%\VignetteIndexEntry{Getting Started with sssvcqr}
%\VignetteEngine{knitr::knitr}
%\VignetteEncoding{UTF-8}
\documentclass{article}
\usepackage[margin=1in]{geometry}
\usepackage{hyperref}
\title{Getting Started with sssvcqr}
\author{Houjian Hou}
\begin{document}
\maketitle

This vignette shows the basic workflow for sparse-smooth spatially varying
coefficient quantile regression.

<<setup, include=FALSE>>=
knitr::opts_chunk$set(collapse = TRUE, comment = "#>")
@

<<fit-example>>=
library("sssvcqr")

dat <- simulate_sssvcqr_data(n = 90, q = 1, p = 3, seed = 1)
dat$active

fit <- ss_svcqr(
  y = dat$y,
  Z = dat$Z,
  X = dat$X,
  u = dat$u,
  tau = 0.5,
  lambda1 = 5,
  lambda2 = 0.1,
  k_nn = 8,
  control = list(max_iter = 80, warn_nonconvergence = FALSE)
)

fit
summary(fit)
selection_recovery_table(fit, dat)
head(predict(fit))
head(predict(fit, type = "coefficients"))
@

The spatial plot types use the first two columns of the coordinate matrix saved
in the fitted object. Their colorbars show the numeric scale for deviations,
local total coefficients, or residuals.

<<plot-example, fig.width=7, fig.height=6>>=
plot(fit, type = "deviation", index = 1)
plot(fit, type = "coefficient", index = 1)
plot(fit, type = "residual")
@

Penalty parameters can be selected by spatially blocked cross-validation.
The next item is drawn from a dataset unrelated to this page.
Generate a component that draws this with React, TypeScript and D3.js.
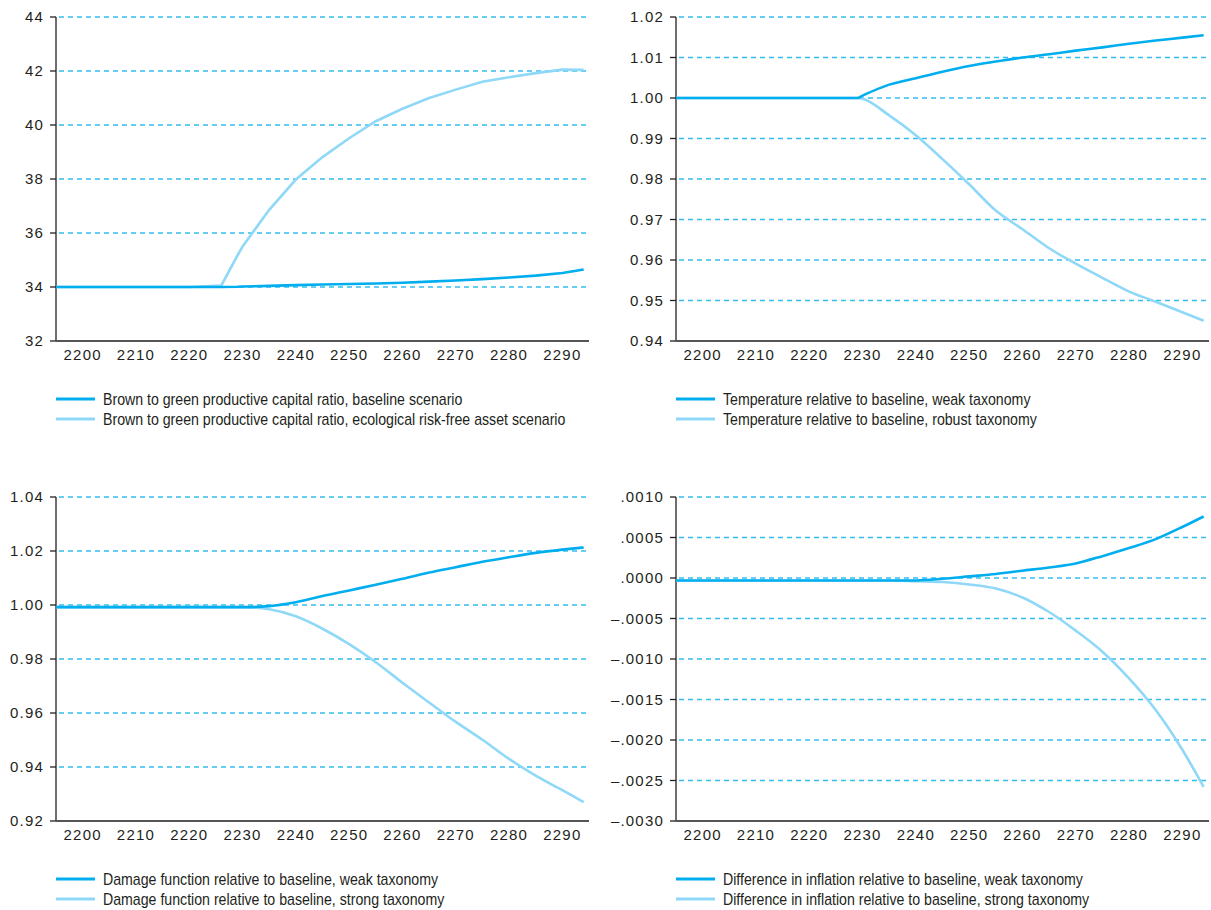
import { scaleLinear, line as d3_line, curveMonotoneX, curveLinear, format } from "d3";

const years = [
  2195, 2200, 2205, 2210, 2215, 2220, 2226, 2229, 2230, 2235, 2240, 2245,
  2250, 2255, 2260, 2265, 2270, 2275, 2280, 2285, 2290, 2294,
];
const xTicks = [2200, 2210, 2220, 2230, 2240, 2250, 2260, 2270, 2280, 2290];

// Panel A: brown to green productive capital ratio
const capitalBaseline = [
  34, 34, 34, 34, 34, 34, 34, 34.01, 34.02, 34.04, 34.07, 34.09, 34.11,
  34.13, 34.16, 34.2, 34.24, 34.29, 34.35, 34.42, 34.52, 34.65,
];
const capitalEcological = [
  34, 34, 34, 34, 34, 34, 34.05, 35.15, 35.5, 36.86, 37.98, 38.81, 39.51,
  40.14, 40.6, 41.0, 41.31, 41.6, 41.77, 41.92, 42.05, 42.04,
];
const capitalTicks = [32, 34, 36, 38, 40, 42, 44];

// Panel B: temperature relative to baseline
const tempWeak = [
  1, 1, 1, 1, 1, 1, 1, 1, 1.0006, 1.0033, 1.0049, 1.0065, 1.0079, 1.009,
  1.01, 1.0108, 1.0117, 1.0125, 1.0134, 1.0142, 1.0149, 1.0155,
];
const tempRobust = [
  1, 1, 1, 1, 1, 1, 1, 1, 0.9998, 0.9957, 0.9908, 0.9849, 0.9787, 0.9722,
  0.9676, 0.9629, 0.9591, 0.9556, 0.9522, 0.9497, 0.9471, 0.945,
];
const tempTicks = [0.94, 0.95, 0.96, 0.97, 0.98, 0.99, 1.0, 1.01, 1.02];

// Panel C: damage function relative to baseline
const damageWeak = [
  0.9992, 0.9992, 0.9992, 0.9992, 0.9992, 0.9992, 0.9992, 0.9992, 0.9992,
  0.9996, 1.001, 1.0033, 1.0054, 1.0075, 1.0097, 1.012, 1.014, 1.016,
  1.0177, 1.0193, 1.0205, 1.0213,
];
const damageStrong = [
  0.9992, 0.9992, 0.9992, 0.9992, 0.9992, 0.9992, 0.9992, 0.9992, 0.9992,
  0.9984, 0.9958, 0.9912, 0.9855, 0.9788, 0.9712, 0.9639, 0.9567, 0.9501,
  0.943, 0.9368, 0.9314, 0.927,
];
const damageTicks = [0.92, 0.94, 0.96, 0.98, 1.0, 1.02, 1.04];

// Panel D: difference in inflation relative to baseline
const inflWeak = [
  -0.00003, -0.00003, -0.00003, -0.00003, -0.00003, -0.00003, -0.00003,
  -0.00003, -0.00003, -0.00003, -0.00003, -0.00001, 0.00002, 0.00005,
  0.00009, 0.00013, 0.00018, 0.00027, 0.00037, 0.00048, 0.00063, 0.00076,
];
const inflStrong = [
  -0.00003, -0.00003, -0.00003, -0.00003, -0.00003, -0.00003, -0.00003,
  -0.00003, -0.00003, -0.00003, -0.00004, -0.00005, -0.00008, -0.00013,
  -0.00024, -0.00042, -0.00065, -0.00091, -0.00124, -0.00163, -0.00212,
  -0.00258,
];
const inflTicks = [
  -0.003, -0.0025, -0.002, -0.0015, -0.001, -0.0005, 0, 0.0005, 0.001,
];

const DARK = "#00aeef";
const LIGHT = "#8fd8f7";
const GRID = "#36bdee";
const TICK_FONT = "'Liberation Sans', Arial, Helvetica, sans-serif";
const LEGEND_FONT = "'Liberation Sans', Arial, sans-serif";

const fmt2 = format(".2f");
const fmt4 = format(".4f");
const fmtInfl = (v: number) =>
  fmt4(v).replace("−", "–").replace("-", "–").replace("0.", ".");

type PanelProps = {
  left: number;
  right: number;
  top: number;
  bottom: number;
  ticks: number[];
  tickFormat: (v: number) => string;
  dark: number[];
  light: number[];
  darkLabel: string;
  lightLabel: string;
  linear?: boolean;
};

function Panel(p: PanelProps) {
  const x = scaleLinear().domain([2195, 2295]).range([p.left, p.right]);
  const y = scaleLinear()
    .domain([p.ticks[0], p.ticks[p.ticks.length - 1]])
    .range([p.bottom, p.top]);
  const line = d3_line<number>()
    .x((_, i) => x(years[i]))
    .y((d) => y(d))
    .curve(p.linear ? curveLinear : curveMonotoneX);

  return (
    <g>
      {/* grid */}
      {p.ticks.slice(1).map((t) => (
        <line
          key={t}
          x1={p.left + 3}
          x2={p.right}
          y1={y(t)}
          y2={y(t)}
          stroke={GRID}
          strokeWidth={1.3}
          strokeDasharray="5,4"
        />
      ))}
      {/* y axis */}
      <line x1={p.left} x2={p.left} y1={p.top} y2={p.bottom} stroke="#231f20" strokeWidth={1.3} />
      {p.ticks.map((t) => (
        <g key={t}>
          <line x1={p.left - 6} x2={p.left} y1={y(t)} y2={y(t)} stroke="#231f20" strokeWidth={1.3} />
          <text
            x={p.left - 12}
            y={y(t)}
            dy="0.35em"
            textAnchor="end"
            fontFamily={TICK_FONT}
            fontSize={15}
            letterSpacing={1.2}
            fill="#231f20"
          >
            {p.tickFormat(t)}
          </text>
        </g>
      ))}
      {/* x axis */}
      <line x1={p.left} x2={p.right} y1={p.bottom} y2={p.bottom} stroke="#555" strokeWidth={2} />
      {xTicks.map((t) => (
        <text
          key={t}
          x={x(t)}
          y={p.bottom + 14}
          dy="0.35em"
          textAnchor="middle"
          fontFamily={TICK_FONT}
          fontSize={15}
          letterSpacing={1.2}
          fill="#231f20"
        >
          {t}
        </text>
      ))}
      {/* series */}
      <path d={line(p.light) ?? ""} fill="none" stroke={LIGHT} strokeWidth={2.6} />
      <path d={line(p.dark) ?? ""} fill="none" stroke={DARK} strokeWidth={2.6} />
      {/* legend */}
      {[
        { label: p.darkLabel, color: DARK },
        { label: p.lightLabel, color: LIGHT },
      ].map((l, i) => (
        <g key={i} transform={`translate(${p.left},${p.bottom + 58 + i * 20})`}>
          <line x1={0} x2={39} y1={0} y2={0} stroke={l.color} strokeWidth={3} />
          <text
            transform="translate(47,0) scale(0.885,1)"
            dy="0.35em"
            fontFamily={LEGEND_FONT}
            fontSize={16}
            fill="#231f20"
          >
            {l.label}
          </text>
        </g>
      ))}
    </g>
  );
}

export default function App() {
  return (
    <svg
      width={1211}
      height={910}
      style={{ position: "absolute", left: 0, top: 0, background: "#fff" }}
    >
      <Panel
        left={56}
        right={589}
        top={17}
        bottom={341}
        ticks={capitalTicks}
        tickFormat={(v) => String(v)}
        dark={capitalBaseline}
        light={capitalEcological}
        darkLabel="Brown to green productive capital ratio, baseline scenario"
        lightLabel="Brown to green productive capital ratio, ecological risk-free asset scenario"
        linear
      />
      <Panel
        left={676}
        right={1209}
        top={17}
        bottom={341}
        ticks={tempTicks}
        tickFormat={fmt2}
        dark={tempWeak}
        light={tempRobust}
        darkLabel="Temperature relative to baseline, weak taxonomy"
        lightLabel="Temperature relative to baseline, robust taxonomy"
      />
      <Panel
        left={56}
        right={589}
        top={497}
        bottom={821}
        ticks={damageTicks}
        tickFormat={fmt2}
        dark={damageWeak}
        light={damageStrong}
        darkLabel="Damage function relative to baseline, weak taxonomy"
        lightLabel="Damage function relative to baseline, strong taxonomy"
      />
      <Panel
        left={676}
        right={1209}
        top={497}
        bottom={821}
        ticks={inflTicks}
        tickFormat={fmtInfl}
        dark={inflWeak}
        light={inflStrong}
        darkLabel="Difference in inflation relative to baseline, weak taxonomy"
        lightLabel="Difference in inflation relative to baseline, strong taxonomy"
      />
    </svg>
  );
}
The
small grid below is for demonstration; empirical applications should use a
broader grid and more iterations.

<<cv-example>>=
cv <- cv_ss_svcqr(
  y = dat$y,
  Z = dat$Z,
  X = dat$X,
  u = dat$u,
  tau = 0.5,
  lambda1_seq = c(1, 2),
  lambda2_seq = c(0.5, 1),
  K_folds = 3,
  adaptive_weights = FALSE,
  control = list(max_iter = 25, warn_nonconvergence = FALSE)
)

cv
cv$best
@

\end{document}